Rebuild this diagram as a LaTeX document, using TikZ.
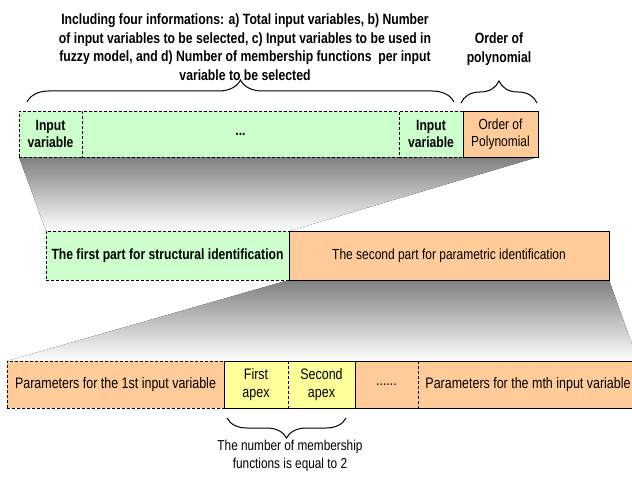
\documentclass[tikz,border=0pt]{standalone}
\usepackage{fontspec}
\setmainfont[FakeStretch=0.82]{Liberation Sans}
\usetikzlibrary{positioning, backgrounds, decorations.pathreplacing}

\definecolor{grn}{HTML}{CCFFCC}
\definecolor{org}{HTML}{FFCC99}
\definecolor{ylw}{HTML}{FFFF99}
\definecolor{shade}{HTML}{C0C0C0}

\tikzset{
	part/.style={inner sep=0pt, outer sep=0pt, align=center, line width=0.9pt},
	grnpart/.style={part, draw, densely dashed, fill=grn, font=\bfseries\fontsize{14.8}{17.5}\selectfont},
	orgpart/.style={part, draw, fill=org, font=\fontsize{14.6}{17.5}\selectfont},
	parpart/.style={part, fill=org, font=\fontsize{15.2}{18}\selectfont},
	apexpart/.style={part, fill=ylw, font=\fontsize{15.2}{18}\selectfont},
	curly/.style={decorate, decoration={brace, amplitude=#1}, line width=1pt},
	note/.style={align=center, inner sep=0pt}
}

\begin{document}
\begin{tikzpicture}[x=1pt, y=1pt]
	\clip[use as bounding box] (0,0) rectangle (632,-481);

	% chromosome: input variables and order
	\node (in1)[grnpart, minimum width=63pt, minimum height=46pt, anchor=north west] at (19,-111) {Input\\variable};
	\node (dots)[grnpart, minimum width=317pt, minimum height=46pt, right=0pt of in1] {...};
	\node (in2)[grnpart, minimum width=64pt, minimum height=46pt, right=0pt of dots] {Input\\variable};
	\node (order)[orgpart, minimum width=75pt, minimum height=46pt, right=0pt of in2] {Order of\\Polynomial};

	% the two parts
	\node (struct)[grnpart, minimum width=243pt, minimum height=49pt, anchor=north west] at (46,-231) {The first part for structural identification};
	\node (param)[orgpart, minimum width=320pt, minimum height=49pt, right=0pt of struct] {The second part for parametric identification};

	% parameters
	\node (p1)[parpart, draw, densely dashed, minimum width=217pt, minimum height=47pt, anchor=north west] at (7,-361) {Parameters for the 1st input variable};
	\node (apex1)[apexpart, minimum width=64pt, minimum height=47pt, right=0pt of p1] {First\\apex};
	\node (apex2)[apexpart, minimum width=67pt, minimum height=47pt, right=0pt of apex1] {Second\\apex};
	\node (pdots)[parpart, minimum width=63pt, minimum height=47pt, right=0pt of apex2] {......};
	\node (pm)[parpart, minimum width=220pt, minimum height=47pt, right=0pt of pdots] {Parameters for the mth input variable};
	\draw[line width=0.9pt] (apex1.north west) rectangle (apex2.south east);
	\draw[line width=0.9pt, densely dashed] (apex1.north east) -- (apex1.south east);
	\draw[line width=0.9pt] (pdots.north west) rectangle (pm.south east);
	\draw[line width=0.9pt, densely dashed] (pdots.north east) -- (pdots.south east);

	\begin{scope}[on background layer]
		\fill[shade] (in1.south west) -- (order.south east) -- (struct.north east) -- (struct.north west) -- cycle;
		\fill[shade] (param.south west) -- (param.south east) -- (pm.north east) -- (p1.north west) -- cycle;
	\end{scope}

	% braces and notes
	\draw[curly=22pt] ([shift={(8pt,9pt)}]in1.north west) -- ([shift={(-9pt,9pt)}]in2.north east);
	\draw[curly=22pt] ([shift={(-2pt,8pt)}]order.north west) -- ([shift={(-1pt,8pt)}]order.north east);
	\draw[curly=20pt] ([shift={(-9pt,-10pt)}]apex2.south east) -- ([shift={(3pt,-10pt)}]apex1.south west);

	\node (info)[note, font=\bfseries\fontsize{14.9}{18.8}\selectfont, anchor=south] at (245,-81) {Including four informations: a) Total input variables, b) Number\\of input variables to be selected, c) Input variables to be used in\\fuzzy model, and d) Number of membership functions\ \ per input\\variable to be selected};
	\node (ordernote)[note, font=\bfseries\fontsize{14.9}{18.8}\selectfont, anchor=south] at (499,-66) {Order of\\polynomial};
	\node (mfnote)[note, font=\fontsize{14.4}{18}\selectfont, anchor=north] at (290,-440) {The number of membership\\functions is equal to 2};
\end{tikzpicture}
\end{document}
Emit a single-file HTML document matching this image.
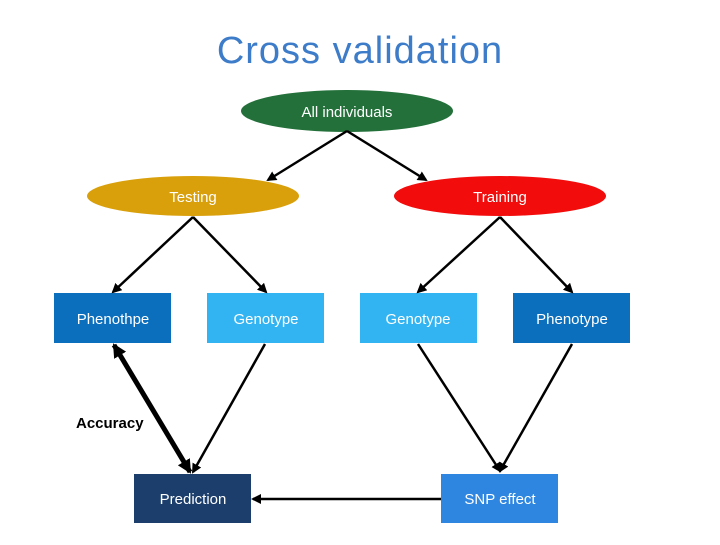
<!DOCTYPE html>
<html><head><style>
body{margin:0;background:#fff;width:720px;height:540px;overflow:hidden}
</style></head><body>
<svg width="720" height="540" xmlns="http://www.w3.org/2000/svg" font-family="Liberation Sans, DejaVu Sans, sans-serif">
<defs>
<marker id="a" markerWidth="10" markerHeight="10" refX="8" refY="5" orient="auto" markerUnits="userSpaceOnUse">
<path d="M0,0 L10,5 L0,10 Z" fill="#000"/></marker>
<marker id="b" markerWidth="14" markerHeight="14" refX="12" refY="7" orient="auto-start-reverse" markerUnits="userSpaceOnUse">
<path d="M0,0 L14,7 L0,14 Z" fill="#000"/></marker>
</defs>
<text x="360" y="63" text-anchor="middle" font-size="38" letter-spacing="1" fill="#3d7cc9">Cross validation</text>
<ellipse cx="347" cy="111" rx="106" ry="21" fill="#23703a"/>
<text x="347" y="117" text-anchor="middle" font-size="15" fill="#fff">All individuals</text>
<ellipse cx="193" cy="196" rx="106" ry="20" fill="#d9a00b"/>
<text x="193" y="202" text-anchor="middle" font-size="15" fill="#fff">Testing</text>
<ellipse cx="500" cy="196" rx="106" ry="20" fill="#f20c0c"/>
<text x="500" y="202" text-anchor="middle" font-size="15" fill="#fff">Training</text>
<rect x="54" y="293" width="117" height="50" fill="#0b6fbe"/>
<text x="113" y="324" text-anchor="middle" font-size="15" fill="#fff">Phenothpe</text>
<rect x="207" y="293" width="117" height="50" fill="#32b3f2"/>
<text x="266" y="324" text-anchor="middle" font-size="15" fill="#fff">Genotype</text>
<rect x="360" y="293" width="117" height="50" fill="#32b3f2"/>
<text x="418" y="324" text-anchor="middle" font-size="15" fill="#fff">Genotype</text>
<rect x="513" y="293" width="117" height="50" fill="#0b6fbe"/>
<text x="572" y="324" text-anchor="middle" font-size="15" fill="#fff">Phenotype</text>
<rect x="134" y="474" width="117" height="49" fill="#1b3e6c"/>
<text x="193" y="504" text-anchor="middle" font-size="15" fill="#fff">Prediction</text>
<rect x="441" y="474" width="117" height="49" fill="#2e86e0"/>
<text x="500" y="504" text-anchor="middle" font-size="15" fill="#fff">SNP effect</text>
<text x="76" y="428" font-size="15" font-weight="bold" fill="#000">Accuracy</text>
<g stroke="#000" stroke-width="2.5" fill="none" marker-end="url(#a)">
<line x1="347" y1="131" x2="268" y2="180"/>
<line x1="347" y1="131" x2="426" y2="180"/>
<line x1="193" y1="217" x2="113" y2="292"/>
<line x1="193" y1="217" x2="266" y2="292"/>
<line x1="500" y1="217" x2="418" y2="292"/>
<line x1="500" y1="217" x2="572" y2="292"/>
<line x1="265" y1="344" x2="193" y2="472"/>
<line x1="418" y1="344" x2="500" y2="471"/>
<line x1="572" y1="344" x2="500" y2="471"/>
<line x1="441" y1="499" x2="253" y2="499"/>
</g>
<line x1="114" y1="345" x2="190" y2="472" stroke="#000" stroke-width="5" marker-start="url(#b)" marker-end="url(#b)"/>
</svg>
</body></html>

++++++++++++++++++++

What needs to be done: Without the pictures, repeat the entries above line by line, from the first through the one that contains "minimum width=75pt, minimum", both ends included.

The solution:
Rebuild this diagram as a LaTeX document, using TikZ.
\documentclass[tikz,border=0pt]{standalone}
\usepackage{fontspec}
\setmainfont[FakeStretch=0.82]{Liberation Sans}
\usetikzlibrary{positioning, backgrounds, decorations.pathreplacing}

\definecolor{grn}{HTML}{CCFFCC}
\definecolor{org}{HTML}{FFCC99}
\definecolor{ylw}{HTML}{FFFF99}
\definecolor{shade}{HTML}{C0C0C0}

\tikzset{
	part/.style={inner sep=0pt, outer sep=0pt, align=center, line width=0.9pt},
	grnpart/.style={part, draw, densely dashed, fill=grn, font=\bfseries\fontsize{14.8}{17.5}\selectfont},
	orgpart/.style={part, draw, fill=org, font=\fontsize{14.6}{17.5}\selectfont},
	parpart/.style={part, fill=org, font=\fontsize{15.2}{18}\selectfont},
	apexpart/.style={part, fill=ylw, font=\fontsize{15.2}{18}\selectfont},
	curly/.style={decorate, decoration={brace, amplitude=#1}, line width=1pt},
	note/.style={align=center, inner sep=0pt}
}

\begin{document}
\begin{tikzpicture}[x=1pt, y=1pt]
	\clip[use as bounding box] (0,0) rectangle (632,-481);

	% chromosome: input variables and order
	\node (in1)[grnpart, minimum width=63pt, minimum height=46pt, anchor=north west] at (19,-111) {Input\\variable};
	\node (dots)[grnpart, minimum width=317pt, minimum height=46pt, right=0pt of in1] {...};
	\node (in2)[grnpart, minimum width=64pt, minimum height=46pt, right=0pt of dots] {Input\\variable};
	\node (order)[orgpart, minimum width=75pt, minimum height=46pt, right=0pt of in2] {Order of\\Polynomial};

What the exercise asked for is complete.